“Padang gurun ini mengambil kaum pria kami, dan mereka tidak selalu kembali lagi,” kata Fatima. “Kami sudah tahu itu dan kami sudah terbiasa. Mereka yang tidak kembali, menjadi bagian dari awan-awan, binatang-binatang yang bersembunyi di jurang-jurang, dan air yang memancar dari dalam bumi. Mereka menjadi bagian dari segala sesuatu...” (h.126)
NOVEL ini bercerita tentang Santiago yang menempuh jalan untuk menemukan mimpinya. Melewati gurun dari Maroko menuju Mesir. Mengikuti mimpinya. Mimpi yang selalu hadir dengan rupa yang sama saat dia mengembalakan domba di padang rumput Andalusia (Spanyol). Mimpi ini yang memaksanya meninggalkan apa yang pernah dimilikinya. Termasuk cinta seorang wanita gurun.
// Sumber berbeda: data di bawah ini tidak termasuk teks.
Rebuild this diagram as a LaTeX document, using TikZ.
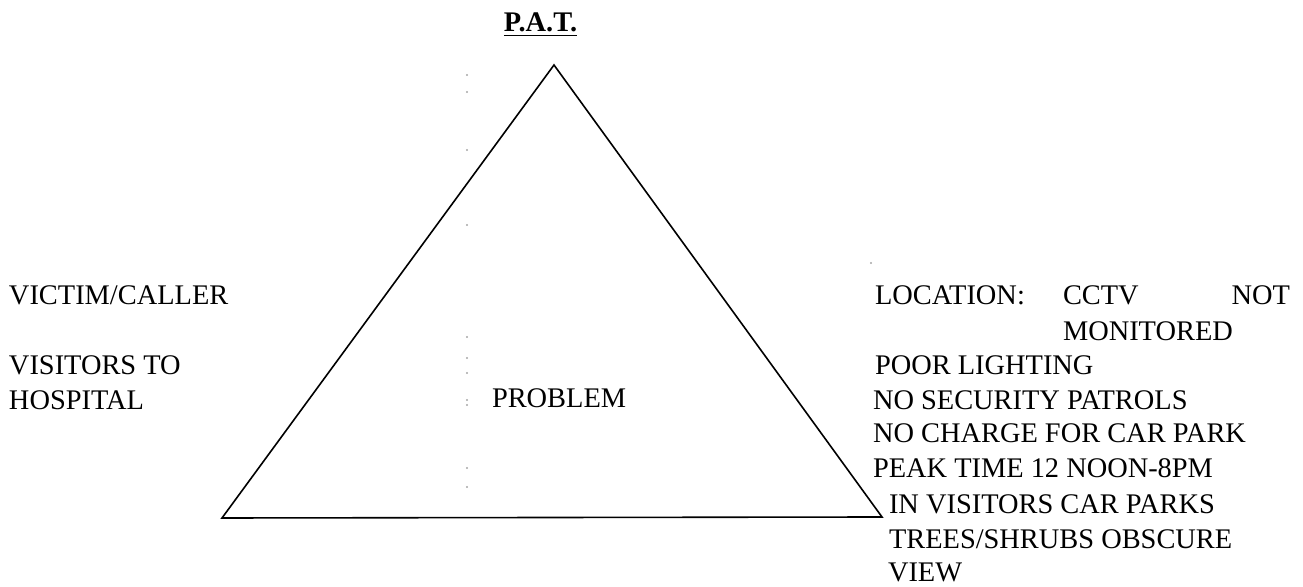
\documentclass[tikz,border=0pt]{standalone}
\usepackage{fontspec}
\setmainfont{Liberation Serif}
\usetikzlibrary{positioning}

\begin{document}
\begin{tikzpicture}[
    x=0.5pt, y=-0.5pt,
    every node/.style={font=\fontsize{14.2}{17}\selectfont, inner sep=0pt, outer sep=0pt},
    lt/.style={anchor=base west},
    rt/.style={anchor=base east},
    edge/.style={line width=0.8pt, line join=miter},
    speck/.style={fill=black!35}
]
\useasboundingbox (0,0) rectangle (1303,587);
% triangle
\coordinate (apex) at (554,65);
\coordinate (bl)   at (222,518);
\coordinate (br)   at (882,517);
\draw[edge] (apex) -- (bl) -- (br) -- cycle;
% faint scan specks
\foreach \y in {75,92,150,225,337,358,373,400,405,468,487}
  \fill[speck] (467,\y) circle (0.6pt);
\fill[speck] (871,263) circle (0.6pt);

\node[anchor=base] (pat) at (540.5,32) {\textbf{\underline{P.A.T.}}};
\node[lt] (prob) at (492,408) {PROBLEM};

% left side
\node[lt] (victim) at (9,305) {VICTIM/CALLER};
\node[lt] (vis)    at (9,375) {VISITORS TO};
\node[lt] (hosp)   at (9,410) {HOSPITAL};

% right side
\node[lt] (loc)    at (875,305)  {LOCATION:};
\node[lt] (cctv)   at (1063,305) {CCTV};
\node[rt] (not)    at (1290,305) {NOT};
\node[lt] (mon)    at (1063,341) {MONITORED};
\node[lt] (light)  at (875,375)  {POOR LIGHTING};
\node[lt] (patrol) at (873,410)  {NO SECURITY PATROLS};
\node[lt] (charge) at (873,443)  {NO CHARGE FOR CAR PARK};
\node[lt] (peak)   at (873,478)  {PEAK TIME 12 NOON-8PM};
\node[lt] (inpark) at (889,514)  {IN VISITORS CAR PARKS};
\node[lt] (trees)  at (889,549)  {TREES/SHRUBS OBSCURE};
\node[lt] (view)   at (888,582)  {VIEW};
\end{tikzpicture}
\end{document}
“Jangan pikirkan yang tertinggal di belakang,” kata sang alkemis yang menemani perjalanan anak laki-laki itu.“Kalau emas yang kamu temukan itu terbuat dari unsur yang murni, maka dia tidak akan rusak. Dan kau bisa selalu kembali. Tapi kalau emas yang kau temukan itu hanya sepuhan belaka, seperti kilasan bintang jatuh, kau tidak akan menemukan apa-apa saat kau pulang nanti” (h.159). Sang alkemis berbicara dalam bahasa alkimia. Tetapi Santiago tahu yang dimaksudnya adalah Fatima.
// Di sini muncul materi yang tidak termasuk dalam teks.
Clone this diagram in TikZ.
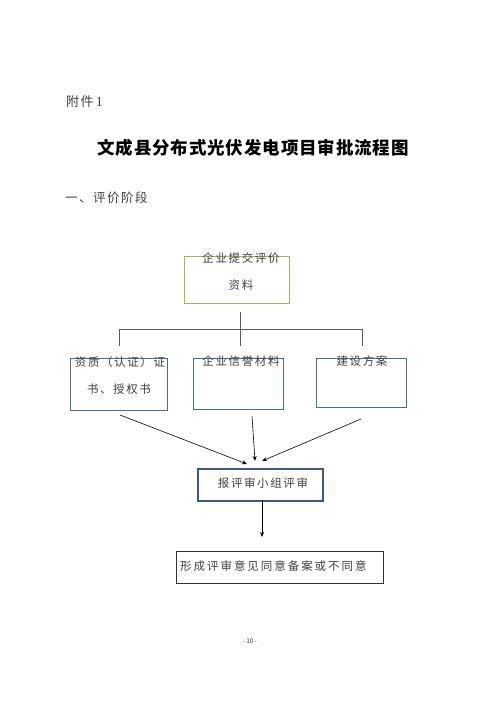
\documentclass[tikz,border=0pt]{standalone}
\usepackage{fontspec}
\setmainfont{Liberation Serif}
\newfontfamily\cjk{Noto Sans CJK SC}
\newfontfamily\cjkls[LetterSpace=14]{Noto Sans CJK SC}
\newfontfamily\cjkwide[LetterSpace=17]{Noto Sans CJK SC}
\newfontfamily\cjkmid[LetterSpace=12]{Noto Sans CJK SC}
\newfontfamily\cjkt[LetterSpace=5]{Noto Sans CJK SC}
\usetikzlibrary{arrows.meta}
\definecolor{boxgreen}{HTML}{9BBB59}
\definecolor{boxblue}{HTML}{4A6B8A}
\definecolor{boxdark}{HTML}{3B5A7A}
\definecolor{txt}{HTML}{404040}
\begin{document}
\begin{tikzpicture}[x=1pt,y=1pt,
  boxbase/.style={rectangle, inner sep=0pt, anchor=north west},
  greenbox/.style={boxbase, draw=boxgreen, line width=1pt},
  bluebox/.style={boxbase, draw=boxblue, line width=1pt},
  darkbox/.style={boxbase, draw=boxdark, line width=1.6pt},
  plainbox/.style={boxbase, draw=black!80, line width=0.8pt},
  boxtext/.style={inner sep=0pt, anchor=base, text=txt, font=\cjkls\fontsize{11.5}{13}\selectfont},
  tree/.style={draw=black!65, line width=0.7pt},
  arr/.style={draw=black, line width=0.6pt, -{Stealth[length=5pt,width=4pt]}}
]
\useasboundingbox (0,0) rectangle (500,707);
\fill[white] (0,0) rectangle (500,707);

% header texts
\node[inner sep=0pt, anchor=base west, text=txt] (att) at (66,600)
  {\cjkmid\fontsize{13}{15}\selectfont 附件\,{\rmfamily\fontsize{14}{16}\selectfont 1}};
\node[inner sep=0pt, anchor=base, text=black] (title) at (253,552)
  {\cjkt\bfseries\fontsize{17.5}{20}\selectfont 文成县分布式光伏发电项目审批流程图};
\node[inner sep=0pt, anchor=base west, text=txt] (sec) at (65,504)
  {\cjkmid\fontsize{12.5}{15}\selectfont 一、评价阶段};

% boxes
\node[greenbox, minimum width=105pt, minimum height=47pt] (b1) at (184,451) {};
\node[boxtext] (b1t1) at (241,444) {企业提交评价};
\node[boxtext] (b1t2) at (241,417) {资料};

\node[bluebox, minimum width=97pt, minimum height=52pt] (ba) at (70,349) {};
\node[boxtext] (bat1) at (120,340) {资质（认证）证};
\node[boxtext] (bat2) at (119,313) {书、授权书};

\node[bluebox, minimum width=90pt, minimum height=51pt] (bb) at (193,349) {};
\node[boxtext] (bbt) at (241,341) {企业信誉材料};

\node[bluebox, minimum width=90pt, minimum height=49pt] (bc) at (316,349) {};
\node[boxtext] (bct) at (362,341) {建设方案};

\node[darkbox, minimum width=125pt, minimum height=32pt] (bd) at (197,239) {};
\node[boxtext] (bdt) at (263,219) {报评审小组评审};

\node[plainbox, minimum width=207pt, minimum height=32pt] (be) at (176,156) {};
\node[boxtext, anchor=base west, font=\cjkwide\fontsize{11.5}{13}\selectfont] (bet) at (180,136) {形成评审意见同意备案或不同意};

% tree connectors
\coordinate (tTop) at (240,395);
\coordinate (tMid) at (240,378);
\coordinate (tMidEnd) at (240,361);
\coordinate (tL) at (119,378);
\coordinate (tLEnd) at (119,361);
\coordinate (tR) at (362,378);
\coordinate (tREnd) at (362,361);
\draw[tree] (tTop) -- (tMidEnd);
\draw[tree] (tLEnd) -- (tL) -- (tR) -- (tREnd);

% arrows to review box
\coordinate (a1s) at (120,292);
\coordinate (a1e) at (247,243);
\coordinate (a2s) at (252,291);
\coordinate (a2e) at (255,246);
\coordinate (a3s) at (361,288);
\coordinate (a3e) at (262,246);
\draw[arr] (a1s) -- (a1e);
\draw[arr] (a2s) -- (a2e);
\draw[arr] (a3s) -- (a3e);

\coordinate (a4s) at (262,207);
\coordinate (a4e) at (262,170);
\draw[arr] (a4s) -- (a4e);

% page number
\node[inner sep=0pt, anchor=base, text=txt] (pg) at (250,63)
  {\cjk\fontsize{6.5}{8}\selectfont -\,10\,-};
\end{tikzpicture}
\end{document}
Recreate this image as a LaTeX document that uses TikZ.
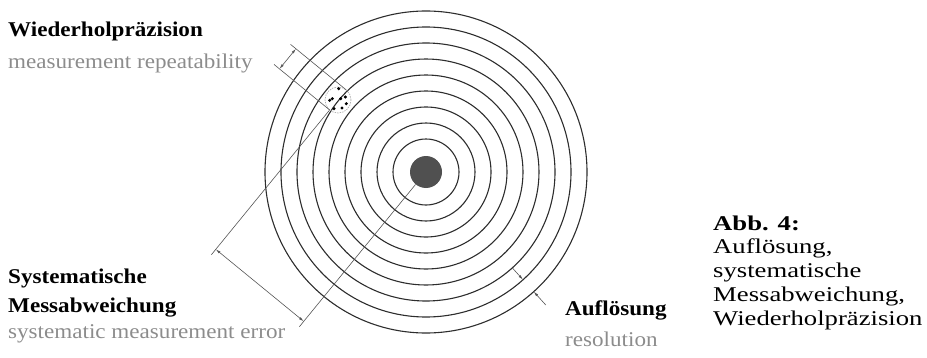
\documentclass[tikz,border=0pt]{standalone}
\usepackage{fontspec}
\setmainfont{Liberation Serif}
\newfontfamily\lblfont[FakeStretch=1.1]{Liberation Serif}
\newfontfamily\capfont[FakeStretch=1.27]{Liberation Serif}
\usetikzlibrary{arrows.meta, calc}
\definecolor{ringgray}{RGB}{45, 45, 45}
\definecolor{dimgray}{RGB}{85, 85, 85}
\definecolor{engray}{RGB}{140, 140, 140}
\definecolor{dotgray}{RGB}{80, 80, 80}

\begin{document}
\begin{tikzpicture}[x=1pt, y=1pt,
      ring/.style={draw=ringgray, line width=1.1pt},
      extline/.style={draw=dimgray, line width=0.6pt},
      dimarr/.style={{Latex[length=5pt,width=2.6pt]}-{Latex[length=5pt,width=2.6pt]},
        draw=dimgray, line width=0.6pt},
      resarr/.style={-{Latex[length=5pt,width=2.6pt]}, draw=dimgray, line width=0.6pt},
      delabel/.style={anchor=base west, inner sep=0pt,
        font=\lblfont\fontsize{21}{25}\selectfont\bfseries},
      enlabel/.style={anchor=base west, inner sep=0pt, text=engray,
        font=\lblfont\fontsize{21}{25}\selectfont},
      caplabel/.style={anchor=base west, inner sep=0pt, align=left,
        font=\capfont\fontsize{21}{23.7}\selectfont}
  ]
    \useasboundingbox (0,0) rectangle (927,357);

    % target rings
    \foreach \r in {33,49,...,161}
      \draw[ring] (426,185) circle[radius=\r];
    \node[circle, fill=dotgray, inner sep=0pt, minimum size=32pt] (bull) at (426,185) {};

    % scattered hits
    \node[circle, draw=gray!60, dash pattern=on 1.5pt off 1pt, line width=0.7pt,
      inner sep=0pt, minimum size=26pt] (hits) at (338,257) {};
    \foreach \dx/\dy in {0.7/11.3, -5.7/1.3, 2.7/1.3, 7.3/3, -8.3/-0.3, -4/-8.7, 4/-8, 8.3/-3.7}
      \fill[black] ($(hits.center)+(\dx,\dy)$) circle[radius=1.7];

    % repeatability
    \coordinate (rp1) at ($(hits.center)+(50.7:13)$);
    \coordinate (rp2) at ($(hits.center)+(230.7:13)$);
    \draw[extline] (rp1) -- ++(140.7:72);
    \draw[extline] (rp2) -- ++(140.7:72);
    \draw[dimarr] ($(rp1)+(140.7:65)$) -- ($(rp2)+(140.7:65)$);

    % systematic error
    \draw[extline] (bull.230.7) -- ($(bull.center)+(230.7:200)$);
    \draw[extline] (hits.230.7) -- ($(hits.center)+(230.7:200)$);
    \draw[dimarr] ($(bull.center)+(230.7:193)$) -- ($(hits.center)+(230.7:193)$);

    % resolution
    \coordinate (rs1) at ($(426,185)+(-48:145)$);
    \coordinate (rs2) at ($(426,185)+(-48:161)$);
    \draw[resarr] ($(426,185)+(-48:129)$) -- (rs1);
    \draw[resarr] ($(426,185)+(-48:179)$) -- (rs2);

    % labels
    \node[delabel] (wpde) at (8,320.3) {Wiederholpräzision};
    \node[enlabel] (wpen) at (8,288.7) {measurement repeatability};
    \node[delabel] (smde1) at (8,73.7) {Systematische};
    \node[delabel] (smde2) at (8,45) {Messabweichung};
    \node[enlabel] (smen) at (8,19) {systematic measurement error};
    \node[delabel] (rsde) at (565,42) {Auflösung};
    \node[enlabel] (rsen) at (565,11) {resolution};

    \node[caplabel] (cap) at (713,32) {\textbf{Abb. 4:}\\Auflösung,\\systematische\\Messabweichung,\\Wiederholpräzision};
  \end{tikzpicture}
\end{document}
Apakah Santiago pada akhirnya berhasil memperoleh harta karun di kaki pyramid yang selalu muncul dalam mimpinya? Paulo Coelho menjadikan itu sebagai magnet yang terus memaksa pembaca untuk mengikuti cerita hingga di akhir kisah. Namun bagi saya, dan mungkin yang lainnya, daya tarik novel Sang Alkemis (The Alchemist) ini sesungguhnya terletak pada dialog-dialog yang terjadi di antara para tokoh di dalamnya.
Coelho tidak menjadikan Santiago sebagai tokoh yang serba tahu. Atau serba tidak tahu. Kearifan kadang dimunculkan dari si anak laki-laki ini. Kadang pula dihadirkan dari orang-orang yang bertemu dengannya di sepanjang cerita. Mengikuti perjalanan si anak, seolah mengikuti sebuah perjalan spritual. Tanpa detail deskripsi suasana atau karakter setiap tokoh. Coelho mengajarkan filsafat dengan bertutur yang ringan. Tentang hidup, kematian, takdir, cinta, dunia, kesabaran dan perjuangan dalam mencapai sesuatu yang diimpikan.
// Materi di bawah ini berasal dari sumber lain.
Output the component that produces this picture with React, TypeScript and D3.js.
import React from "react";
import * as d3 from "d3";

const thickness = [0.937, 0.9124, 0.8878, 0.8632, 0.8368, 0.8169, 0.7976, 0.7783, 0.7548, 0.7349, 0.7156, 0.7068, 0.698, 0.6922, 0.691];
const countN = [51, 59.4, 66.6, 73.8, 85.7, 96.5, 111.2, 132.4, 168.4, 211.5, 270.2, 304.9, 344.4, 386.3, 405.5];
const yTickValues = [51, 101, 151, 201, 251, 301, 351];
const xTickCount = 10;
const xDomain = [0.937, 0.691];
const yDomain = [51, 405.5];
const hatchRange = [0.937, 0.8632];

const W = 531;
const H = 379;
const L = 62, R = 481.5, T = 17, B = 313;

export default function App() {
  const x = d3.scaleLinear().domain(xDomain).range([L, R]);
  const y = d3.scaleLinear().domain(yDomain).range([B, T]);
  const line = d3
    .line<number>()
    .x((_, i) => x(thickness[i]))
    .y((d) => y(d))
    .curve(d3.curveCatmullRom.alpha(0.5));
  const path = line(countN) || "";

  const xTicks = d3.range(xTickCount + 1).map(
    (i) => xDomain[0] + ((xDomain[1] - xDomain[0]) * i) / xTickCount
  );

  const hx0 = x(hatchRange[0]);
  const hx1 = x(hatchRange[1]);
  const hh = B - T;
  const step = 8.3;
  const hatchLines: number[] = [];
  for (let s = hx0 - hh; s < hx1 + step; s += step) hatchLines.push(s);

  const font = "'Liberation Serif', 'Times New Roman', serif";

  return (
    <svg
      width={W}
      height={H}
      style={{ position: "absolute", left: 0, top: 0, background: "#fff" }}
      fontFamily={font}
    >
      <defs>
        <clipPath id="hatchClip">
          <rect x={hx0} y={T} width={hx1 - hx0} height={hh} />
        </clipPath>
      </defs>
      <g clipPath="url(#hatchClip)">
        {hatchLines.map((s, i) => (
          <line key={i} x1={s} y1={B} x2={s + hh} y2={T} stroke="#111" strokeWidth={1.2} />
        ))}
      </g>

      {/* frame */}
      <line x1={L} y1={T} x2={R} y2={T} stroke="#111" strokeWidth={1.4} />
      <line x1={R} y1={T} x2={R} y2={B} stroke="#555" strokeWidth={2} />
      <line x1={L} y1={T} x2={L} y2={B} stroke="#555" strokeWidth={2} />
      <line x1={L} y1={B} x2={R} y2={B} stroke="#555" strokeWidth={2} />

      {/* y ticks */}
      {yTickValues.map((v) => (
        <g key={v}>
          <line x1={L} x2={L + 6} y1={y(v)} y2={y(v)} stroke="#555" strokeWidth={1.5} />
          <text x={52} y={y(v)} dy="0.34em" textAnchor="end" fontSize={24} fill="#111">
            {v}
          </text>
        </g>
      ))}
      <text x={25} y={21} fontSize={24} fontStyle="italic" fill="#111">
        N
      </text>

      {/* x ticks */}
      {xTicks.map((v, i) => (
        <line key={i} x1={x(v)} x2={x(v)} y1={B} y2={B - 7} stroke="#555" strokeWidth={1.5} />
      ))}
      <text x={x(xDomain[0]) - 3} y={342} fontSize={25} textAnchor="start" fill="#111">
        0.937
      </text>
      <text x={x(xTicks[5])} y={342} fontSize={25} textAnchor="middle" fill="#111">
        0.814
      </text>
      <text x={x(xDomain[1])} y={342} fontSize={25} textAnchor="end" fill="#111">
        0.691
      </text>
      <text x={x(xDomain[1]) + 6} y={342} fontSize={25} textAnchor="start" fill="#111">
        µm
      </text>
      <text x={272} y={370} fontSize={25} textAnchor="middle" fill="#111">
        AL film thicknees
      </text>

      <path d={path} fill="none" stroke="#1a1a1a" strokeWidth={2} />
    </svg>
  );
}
Mereka yang pernah membaca literatur sufistik Islam tentu telah terbiasa dengan ide yang mendasari dalam novel ini. Ide tentang kemanunggalan penciptaan. Kesatuan antara makro kosmos dan mikro kosmos. “...Di dalam diriku ada angin, padang pasir, samudra, bintang-bintang, dan segala ciptaan lainnya di alam semesta. Kita semua diciptakan oleh tangan yang sama, dan kita memiliki jiwa yang sama” (h.188).
Meski terasa akrab dengan tradisi Islam, sedikitnya, ada dua kekeliruan yang dibuat Coelho saat menggambarkan ritual shalat dan kitab Al Quran. Ketika Santiago berada di Tangier (Maroko), terkesan orang-orang di pasar langsung bersujud (ke tanah) begitu mendengarkan suara azan, panggilan untuk shalat (h.51). Begitu pula saat menyebut Nabi (Muhammad) yang telah menurunkan Al Quran kepada umatnya (h.70). Dia seperti mengulangi kembali bias cara pandang Barat atas Islam.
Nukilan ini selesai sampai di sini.